Es decir, la calidad de nuestras relaciones con la
naturaleza y con la Casa Común no eran y no son adecuadas y buenas.”
«Nunca maltratamos y herimos nuestra Casa Común
como en los dos últimos siglos... Esas situaciones provocan los gemidos de la
hermana Tierra, que se unen a los gemidos de los abandonados del mundo, con un
clamor que reclama de nosotros otro rumbo» (n. 53).
Ese otro rumbo implica, urgentemente, una ética
regeneradora de la Tierra.
Esta ética debe estar fundamentada en algunos
principios universales, comprensibles y practicables por todos.
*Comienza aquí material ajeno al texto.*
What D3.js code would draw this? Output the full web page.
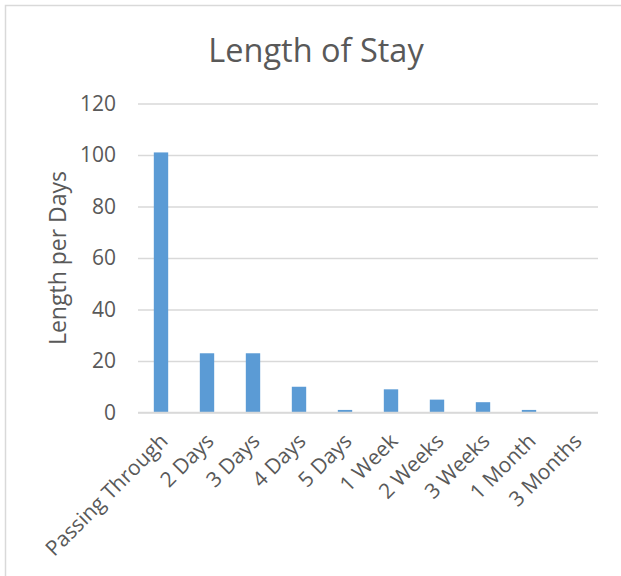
<!DOCTYPE html>
<html>
<head>
<meta charset="utf-8">
<script src="https://cdn.jsdelivr.net/npm/d3@7"></script>
<style>
  html, body { margin: 0; padding: 0; background: #fff; }
  svg { display: block; }
  text { font-family: "Open Sans", "Noto Sans", sans-serif; fill: #595959; }
</style>
</head>
<body>
<script>
// Length of stay categories and counts
const categories = ["Passing Through", "2 Days", "3 Days", "4 Days", "5 Days",
                    "1 Week", "2 Weeks", "3 Weeks", "1 Month", "3 Months"];
const values = [101, 23, 23, 10, 1, 9, 5, 4, 1, 0];
const yTicks = [0, 20, 40, 60, 80, 100, 120];
const titleText = "Length of Stay";
const yAxisTitle = "Length per Days";

const W = 621, H = 576;
const plot = { left: 138, right: 598, top: 103.5, bottom: 412.5 };

const svg = d3.select("body").append("svg")
  .attr("width", W).attr("height", H);

// chart area frame (left and top edges visible)
svg.append("rect")
  .attr("x", 5.5).attr("y", 5.5)
  .attr("width", W + 20).attr("height", H + 20)
  .attr("fill", "#fff")
  .attr("stroke", "#D9D9D9").attr("stroke-width", 1.5);

const x = d3.scaleBand()
  .domain(categories)
  .range([plot.left, plot.right])
  .paddingInner(0.6875)
  .paddingOuter(0.34375);

const y = d3.scaleLinear()
  .domain([0, 120])
  .range([plot.bottom, plot.top]);

// gridlines
const yAxis = d3.axisLeft(y)
  .tickValues(yTicks)
  .tickSize(-(plot.right - plot.left))
  .tickPadding(22);

const gy = svg.append("g")
  .attr("transform", `translate(${plot.left},0)`)
  .call(yAxis);
gy.select(".domain").remove();
gy.selectAll(".tick line")
  .attr("stroke", "#D9D9D9").attr("stroke-width", 1.5);
gy.selectAll(".tick text")
  .attr("font-size", 21)
  .attr("fill", "#595959")
  .style("font-family", "'Open Sans', 'Noto Sans', sans-serif");

// bars
svg.append("g").selectAll("rect")
  .data(values)
  .join("rect")
  .attr("x", (d, i) => x(categories[i]))
  .attr("y", d => y(d))
  .attr("width", x.bandwidth())
  .attr("height", d => y(0) - y(d))
  .attr("fill", "#5B9BD5");

// baseline
svg.append("line")
  .attr("x1", plot.left).attr("x2", plot.right)
  .attr("y1", y(0)).attr("y2", y(0))
  .attr("stroke", "#D9D9D9").attr("stroke-width", 1.5);

// category labels, rotated
const xAxis = d3.axisBottom(x).tickSize(0).tickPadding(0);
const gx = svg.append("g")
  .attr("transform", `translate(0,${plot.bottom})`)
  .call(xAxis);
gx.select(".domain").remove();
gx.selectAll(".tick text")
  .attr("font-size", 21)
  .attr("fill", "#595959")
  .style("font-family", "'Open Sans', 'Noto Sans', sans-serif")
  .attr("text-anchor", "end")
  .attr("dy", null)
  .attr("transform", "translate(8,30) rotate(-45)");

// title
svg.append("text")
  .attr("x", 316).attr("y", 62)
  .attr("text-anchor", "middle")
  .attr("font-size", 32.5)
  .text(titleText);

// y axis title
svg.append("text")
  .attr("transform", "translate(66,258) rotate(-90)")
  .attr("text-anchor", "middle")
  .attr("font-size", 23)
  .text(yAxisTitle);
</script>
</body>
</html>
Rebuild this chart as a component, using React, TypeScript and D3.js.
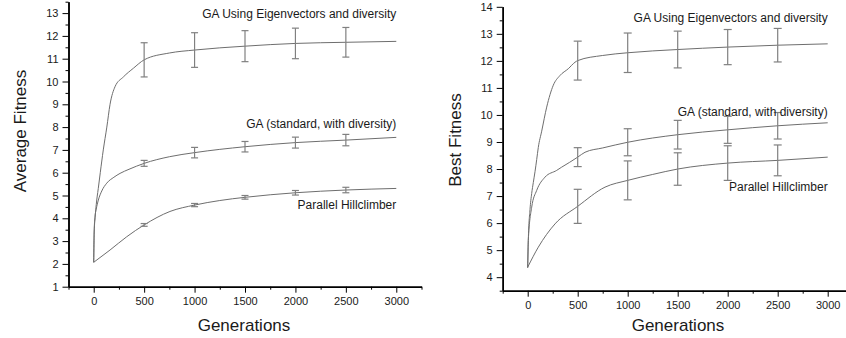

Es el cuidado esencial, que es una relación amorosa
con la naturaleza; es el respeto por cada ser porque tiene un valor en sí
mismo; es la responsabilidad compartida por todos acerca del futuro común de la
Tierra y de la humanidad; es la solidaridad universal por la cual nos ayudamos
mutuamente; y, por último, es la compasión por la cual hacemos nuestros los
dolores de los otros y de la propia naturaleza.
Esta ética de la Tierra debe devolverle la vitalidad vulnerada a fin de
que pueda continuar regalándonos todo lo que nos ha regalado
siempre durante todos los tiempos de nuestra existencia sobre este planeta.
Pero no es suficiente una ética de la Tierra. Necesitamos acompañarla de
una espiritualidad. Ésta hunde sus raíces en la razón cordial y sensible. De
ahí nos viene la pasión por el cuidado y un compromiso serio de amor, de
responsabilidad y de compasión por la Casa Común.
El conocido y siempre apreciado Antoine de Saint-Exupéry, en un texto
póstumo escrito en 1943, Carta al General “X” , afirma con
gran énfasis: “No hay sino un problema, solamente uno: redescubrir que hay una
vida del espíritu que es aún más alta que la vida de la inteligencia, la única
que puede satisfacer al ser humano” (Macondo Libri 2015, p. 31).
Otro texto, escrito en 1936, cuando era corresponsal de Paris Soir durante
la guerra civil española, lleva como título «Es preciso dar un sentido a la
vida».
En él retoma el tema de la vida del espíritu. Para eso, afirma,
“necesitamos entendernos recíprocamente; el ser humano solamente se realiza
junto con otros seres humanos, en el amor y en la amistad; sin embargo, los
seres humanos no se unen aproximándose los unos a los otros, sino fundiéndose
en la misma divinidad. Tenemos sed, en un mundo convertido en desierto, sed de
encontrar compañeros con los cuales compartir el pan” (Macondo Libri 2015, p.
20). Y termina la Carta al General “X” : “Tenemos tanta
necesidad de un Dios...” (op. cit. 36).
Efectivamente, sólo la vida del espíritu satisface plenamente al ser
humano. Ella es un bello sinónimo para espiritualidad, a veces identificada o
confundida con religiosidad. La vida del espíritu es más, es un dato originario
de nuestra dimensión profunda, un dato antropológico como la inteligencia y la
voluntad, algo que pertenece a nuestra esencia.
Sabemos cuidar de la vida del cuerpo, hoy un verdadero culto celebrado
en tantas academias de gimnasia. Los psicoanalistas de varias tendencias nos
ayudan a cuidar de la vida de la psique, de cómo equilibrar nuestras pulsiones,
los ángeles y demonios que nos habitan, para llevarla con un relativo
equilibrio.
Pero en nuestra cultura prácticamente olvidamos cultivar la vida del
espíritu, que es nuestra dimensión más radical, donde se albergan las grandes
preguntas, anidan los sueños más osados y se elaboran las utopías más
generosas. La vida del espíritu se alimenta de bienes no tangibles como el
amor, la amistad, la compasión, el cuidado y la apertura al infinito. Sin la
vida del espíritu divagamos por ahí, desenraizados y sin un sentido que nos
oriente y que haga la vida apetecible
Una ética de la Tierra no se sustenta sola por mucho tiempo sin ese supplément
d’âme que es la vida del espíritu, que nos convoca a lo alto y a acciones
salvadoras y regeneradoras de la Madre Tierra.
Ética y vida del espíritu son dos hermanas gemelas inseparables.